Let $G$ be a linear algebraic group over an algebraically closed field $k$, and let $e$ be the identity of $G$. Then $k$ is a $k[G]$-module via the action $f \cdot a = f(e)a$. The tangent space of $G$ at $e$ can be identified with the $k[G]$-module $\textrm{Der}_k(k[G],k)$, where $k$ in the second argument is regarded as a $k[G]$-module. So every $f \in k[G]$ is associated with an element $\delta(f) \in k$.
There is supposed to be (Humphreys, Linear Algebraic Groups) an injective homomorphism of $k$-vector spaces $$\eta: \textrm{Der}_k(k[G],k) \rightarrow \textrm{Der}_k(k[G],k[G])$$ given by the formula $$\eta(\delta)(f)(x) = \delta(\lambda_{x^{-1}}(f))$$ where $\lambda_{x^{-1}}$ is the $k$-algebra automorphism of $k[G]$ given by $\lambda_{x^{-1}}(h)(y) = h(xy)$. What I don't understand is why the assignment $x \mapsto \delta(\lambda_{x^{-1}}f)$ actually defines an element of $k[G]$, i.e. a regular function from $G$ to $k$.

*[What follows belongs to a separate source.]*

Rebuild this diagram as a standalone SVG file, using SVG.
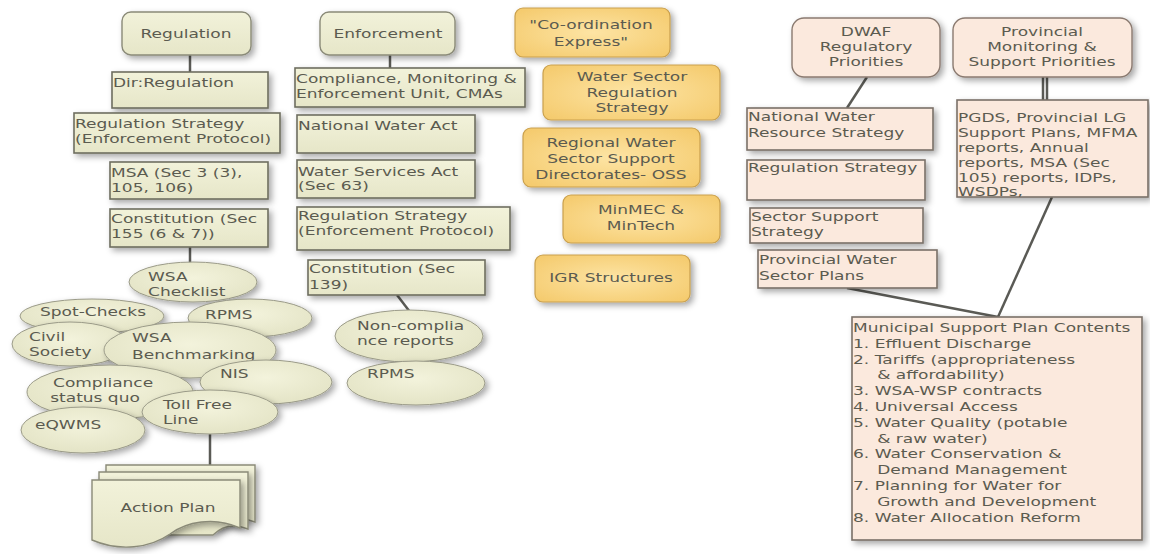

Here is a very simple example. Let $G = k$, so $k[G] = k[X]$. Let $\delta: k[X] \rightarrow k$ be the $k$-derivation given by $\delta(f(X)) = f'(0)$. Then $\eta(\delta): k[G] \rightarrow k[G]$ is the function $$\eta(\delta)(f(X))(x) = \delta(\lambda_{-x}f(X)) = \delta(f(X-x)) = f'(-x)$$ and the mapping $x \mapsto f'(-x)$ is certainly regular.